Task inputs ::
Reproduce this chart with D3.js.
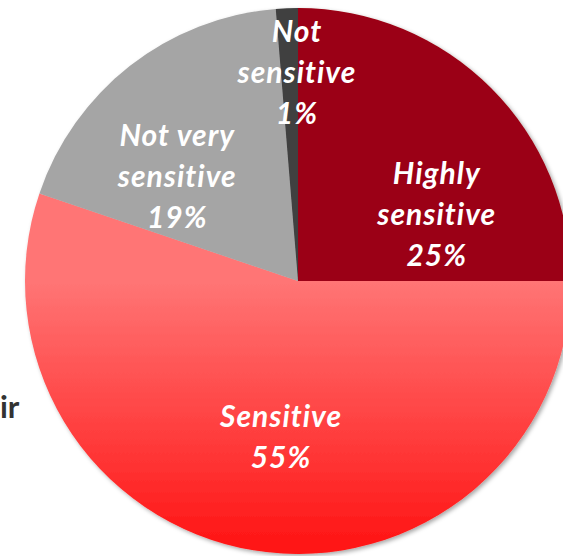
<!DOCTYPE html>
<html><head><meta charset="utf-8">
<script src="https://cdn.jsdelivr.net/npm/d3@7"></script>
<style>
html,body{margin:0;padding:0;background:#fff;overflow:hidden}
svg{display:block}
text{font-variant-ligatures:none;font-feature-settings:"liga" 0}
</style></head>
<body>
<svg id="chart" width="563" height="556"></svg>
<script>
// Data
const categories = ["Highly sensitive", "Sensitive", "Not very sensitive", "Not sensitive"];
const values = [25.0, 55.2, 18.5, 1.3];
const labelLines = [["Highly", "sensitive", "25%"], ["Sensitive", "55%"], ["Not very", "sensitive", "19%"], ["Not", "sensitive", "1%"]];
const sideText = "ir";

// Layout / style
const cx = 298, cy = 281, R = 273;
const colors = ["#9b0012", "url(#sensGrad)", "#a5a5a5", "#404040"];
const labelPolar = [[64.3, 154], [186.2, 157], [-49, 160], [-0.3, 209]]; // [deg clockwise from top, radius]
const fontSize = 30, lineH = 41;

const svg = d3.select("#chart");
const defs = svg.append("defs");
const grad = defs.append("linearGradient").attr("id", "sensGrad")
  .attr("gradientUnits", "userSpaceOnUse")
  .attr("x1", 0).attr("y1", 0).attr("x2", 0).attr("y2", R);
grad.append("stop").attr("offset", "0%").attr("stop-color", "#ff7575");
grad.append("stop").attr("offset", "100%").attr("stop-color", "#ff1212");
const f = defs.append("filter").attr("id", "shadow").attr("x", "-10%").attr("y", "-10%").attr("width", "120%").attr("height", "120%");
f.append("feDropShadow").attr("dx", 2).attr("dy", 2).attr("stdDeviation", 2)
  .attr("flood-color", "#000").attr("flood-opacity", 0.35);

const pie = d3.pie().sort(null).value(d => d)(values);
const arc = d3.arc().innerRadius(0).outerRadius(R);

const g = svg.append("g").attr("transform", `translate(${cx},${cy})`);
g.append("g").attr("filter", "url(#shadow)")
  .selectAll("path").data(pie).join("path")
  .attr("d", arc)
  .attr("fill", (d, i) => colors[i]);

const labels = g.append("g")
  .attr("font-family", "Lato, 'Open Sans', sans-serif")
  .attr("font-weight", "bold").attr("font-style", "italic")
  .attr("letter-spacing", 1)
  .attr("font-size", fontSize).attr("fill", "#fff").attr("text-anchor", "middle");

pie.forEach((d, i) => {
  const [deg, r] = labelPolar[i];
  const a = deg * Math.PI / 180;
  const x = r * Math.sin(a), y = -r * Math.cos(a);
  const lines = labelLines[i];
  const t = labels.append("text").attr("x", x).attr("y", y);
  lines.forEach((ln, k) => {
    t.append("tspan").attr("x", x)
      .attr("y", y + (k - (lines.length - 1) / 2) * lineH)
      .attr("dy", "0.35em").text(ln);
  });
});

svg.append("text").attr("x", 0).attr("y", 418)
  .attr("font-family", "Lato, 'Open Sans', sans-serif").attr("font-weight", "bold")
  .attr("font-size", 31).attr("fill", "#333").text(sideText);
</script>
</body></html>
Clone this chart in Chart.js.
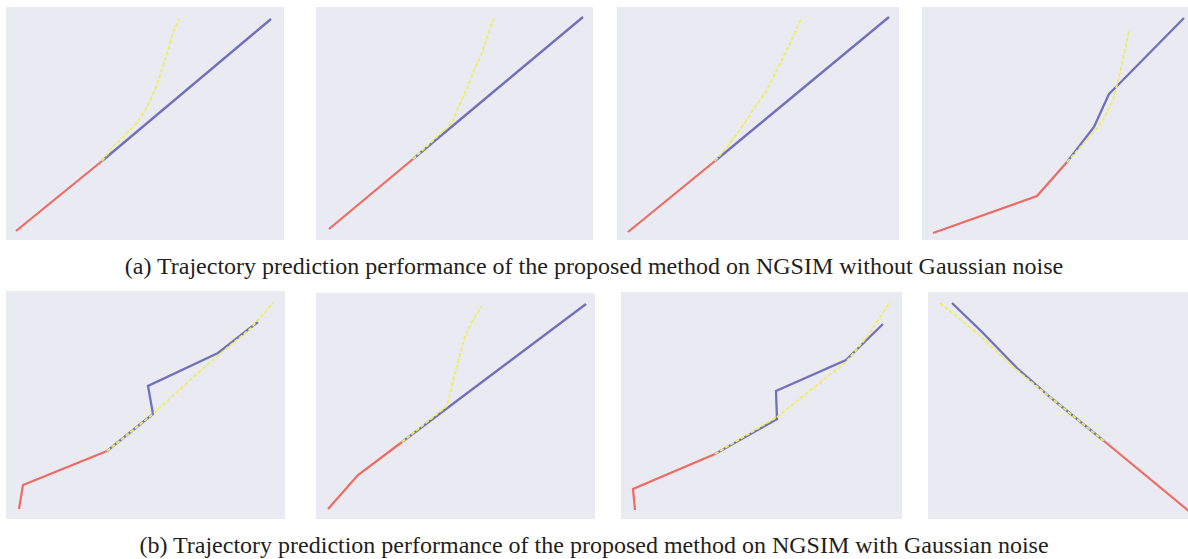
<!DOCTYPE html>
<html>
<head>
<meta charset="utf-8">
<script src="https://cdn.jsdelivr.net/npm/chart.js@4"></script>
<style>
  body { margin: 0; width: 1188px; height: 559px; background: #fff; position: relative; overflow: hidden; }
  .panel { position: absolute; }
  .caption { position: absolute; left: 0; width: 1188px; text-align: center; font-family: "Liberation Serif", serif; font-size: 24px; line-height: 28px; color: #231f20; }
</style>
</head>
<body>
<div class="panel" style="left:6px;top:7px"><canvas id="p1" width="278" height="233"></canvas></div>
<div class="panel" style="left:316px;top:7px"><canvas id="p2" width="277" height="233"></canvas></div>
<div class="panel" style="left:617px;top:7px"><canvas id="p3" width="282" height="233"></canvas></div>
<div class="panel" style="left:922px;top:7px"><canvas id="p4" width="266" height="233"></canvas></div>
<div class="panel" style="left:6px;top:291px"><canvas id="p5" width="279" height="228"></canvas></div>
<div class="panel" style="left:316px;top:293px"><canvas id="p6" width="279" height="226"></canvas></div>
<div class="panel" style="left:621px;top:292px"><canvas id="p7" width="281" height="227"></canvas></div>
<div class="panel" style="left:928px;top:292px"><canvas id="p8" width="260" height="227"></canvas></div>
<div class="caption" style="top:252px">(a) Trajectory prediction performance of the proposed method on NGSIM without Gaussian noise</div>
<div class="caption" style="top:531px">(b) Trajectory prediction performance of the proposed method on NGSIM with Gaussian noise</div>
<script>
// trajectories per panel: [x, y] in panel units (x right, y up)
// history (red), prediction (blue), ground truth (yellow)
const hist1 = [[10, 9], [96, 79]];
const pred1 = [[96, 79], [265, 221]];
const truth1 = [[96, 79], [107, 93], [121, 107], [131, 117], [141, 133], [149, 150], [156, 170], [162, 190], [167, 207], [173, 221]];

const hist2 = [[13, 11], [97, 81]];
const pred2 = [[97, 81], [267, 223]];
const truth2 = [[97, 81], [136, 117], [141, 130], [149, 147], [157, 167], [166, 187], [171, 203], [178, 222]];

const hist3 = [[11, 8], [98, 79]];
const pred3 = [[98, 79], [272, 223]];
const truth3 = [[98, 79], [110, 93], [123, 110], [136, 130], [150, 150], [160, 170], [170, 190], [178, 207], [184, 221]];

const hist4 = [[11, 7], [115, 44], [145, 78]];
const pred4 = [[145, 78], [172, 113], [187, 146], [196, 155], [262, 222]];
const truth4 = [[145, 78], [171, 107], [181, 120], [191, 140], [198, 167], [203, 190], [207, 209]];

const hist5 = [[13, 10], [17, 34], [101, 68]];
const pred5 = [[101, 68], [147, 105], [142, 133], [212, 166], [244, 191], [252, 197]];
const truth5 = [[101, 68], [147, 105], [194, 148], [227, 176], [244, 190], [267, 216]];

const hist6 = [[12, 10], [42, 44], [86, 77]];
const pred6 = [[86, 77], [270, 215]];
const truth6 = [[86, 77], [131, 113], [139, 146], [149, 182], [157, 199], [166, 213]];

const hist7 = [[14, 9], [12, 30], [94, 65]];
const pred7 = [[94, 65], [156, 100], [155, 128], [225, 159], [262, 195]];
const truth7 = [[94, 65], [156, 102], [225, 157], [246, 182], [269, 217]];

const hist8 = [[176, 78], [262, 7]];
const pred8 = [[24, 216], [54, 187], [89, 151], [122, 122], [176, 78]];
const truth8 = [[12, 216], [49, 186], [85, 152], [122, 122], [176, 78]];

const panels = [
    { id: 'p1', hist: hist1, pred: pred1, truth: truth1 },
    { id: 'p2', hist: hist2, pred: pred2, truth: truth2 },
    { id: 'p3', hist: hist3, pred: pred3, truth: truth3 },
    { id: 'p4', hist: hist4, pred: pred4, truth: truth4 },
    { id: 'p5', hist: hist5, pred: pred5, truth: truth5 },
    { id: 'p6', hist: hist6, pred: pred6, truth: truth6 },
    { id: 'p7', hist: hist7, pred: pred7, truth: truth7 },
    { id: 'p8', hist: hist8, pred: pred8, truth: truth8 }
];

const plotBackground = {
    id: 'plotBackground',
    beforeDraw(chart) {
        const { ctx, chartArea } = chart;
        ctx.save();
        ctx.fillStyle = '#eaeaf2';
        ctx.fillRect(chartArea.left, chartArea.top, chartArea.width, chartArea.height);
        ctx.restore();
    }
};

function renderPanel(p) {
    const canvas = document.getElementById(p.id);
    new Chart(canvas.getContext('2d'), {
        type: 'scatter',
        data: {
            datasets: [
                { data: p.truth, borderColor: '#eded62', borderWidth: 1.8, borderDash: [4, 2], showLine: true, pointRadius: 0, order: 0 },
                { data: p.pred, borderColor: '#7070bb', borderWidth: 2.3, showLine: true, pointRadius: 0, order: 1 },
                { data: p.hist, borderColor: '#ee6a62', borderWidth: 2.2, showLine: true, pointRadius: 0, order: 2 }
            ]
        },
        options: {
            responsive: false,
            animation: false,
            layout: { padding: 0 },
            plugins: { legend: { display: false }, tooltip: { enabled: false } },
            scales: {
                x: { type: 'linear', min: 0, max: canvas.width, display: false },
                y: { type: 'linear', min: 0, max: canvas.height, display: false }
            }
        },
        plugins: [plotBackground]
    });
}

panels.forEach(renderPanel);
</script>
</body>
</html>
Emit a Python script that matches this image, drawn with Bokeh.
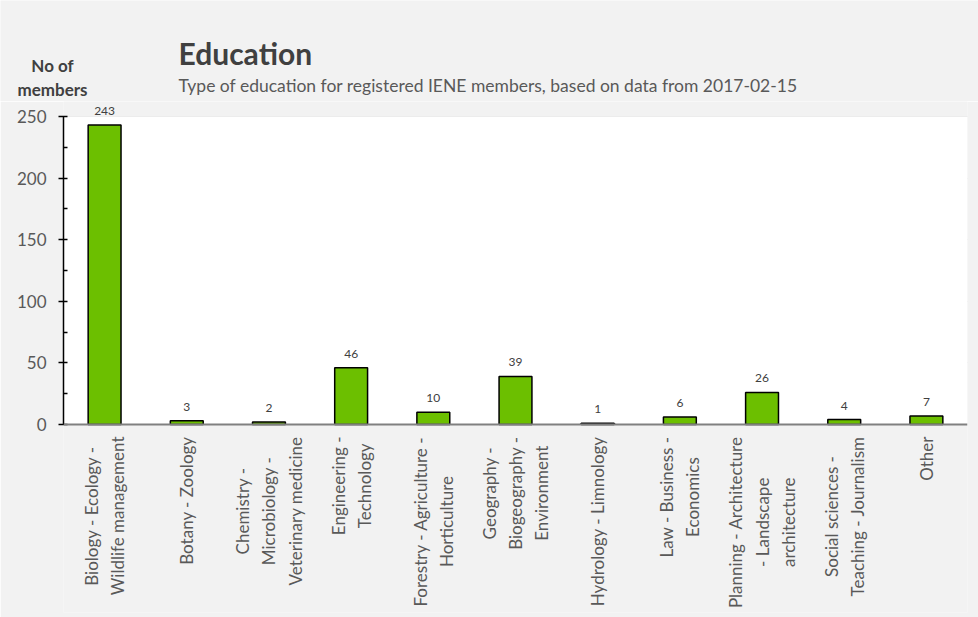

Your goal :: Give the number of lines in the data that contain "this", with no other words.

Exercise solution :: 3